What about overseas investment?
Camilla Dell, managing partner at buying agents Black Brick, said the impact on Prime Central London – where many overseas investors, especially from South East Asia, purchase property – had so far been minimal.
“Although a fair proportion of PCL homes are bought by HNW international buyers, we haven’t yet had many clients talking to us about the coronavirus,” she said.
“However, with some employers asking staff to self-isolate and work from home, we can predict that home offices will become more popular.”
She added: “We’ve seen a variety of buyers interested in properties with large studies, or serviced executive suites within luxury developments; and this is part of an ongoing trend for people to work more flexibly, aided by increasingly agile technology within the home.”
Hannah Aykroyd, managing director of boutique property advisory firm Aykroyd & Co, said stock markets have dropped (and since slightly recovered) in response to news about the coronavirus, and ‘in general, investors around the world are slightly holding their breath to see how things unfold’.
“At Aykroyd & Co, we have had two foreign buyers ask us to put their searches on hold temporarily due to travel restrictions or concerns about travel restrictions,” she continued. “However, in one case, we solved the problem with a creative approach and carried out a remote purchase.”

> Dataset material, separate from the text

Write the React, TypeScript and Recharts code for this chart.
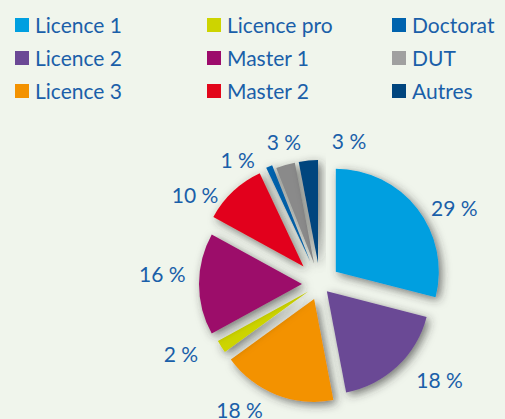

“Equally, we have two separate clients in town from Hong Kong who have been here since the news first broke and are using the time to focus on property investment in London. As a result, we are advising on building out a property investment portfolio which we would both acquire and manage for the long-term.”
Aykroyd said it was important to note that ‘neither we nor our clients are worried about the long-term resilience of the London property market, particularly at the top end’.
She claimed PCL residential property has been the best-performing asset class in the world over the past 25 years – through all kinds of crises.
“We are currently in a buying opportunity and this will not change with the outbreak of coronavirus. Savvy investors are well-aware of this.”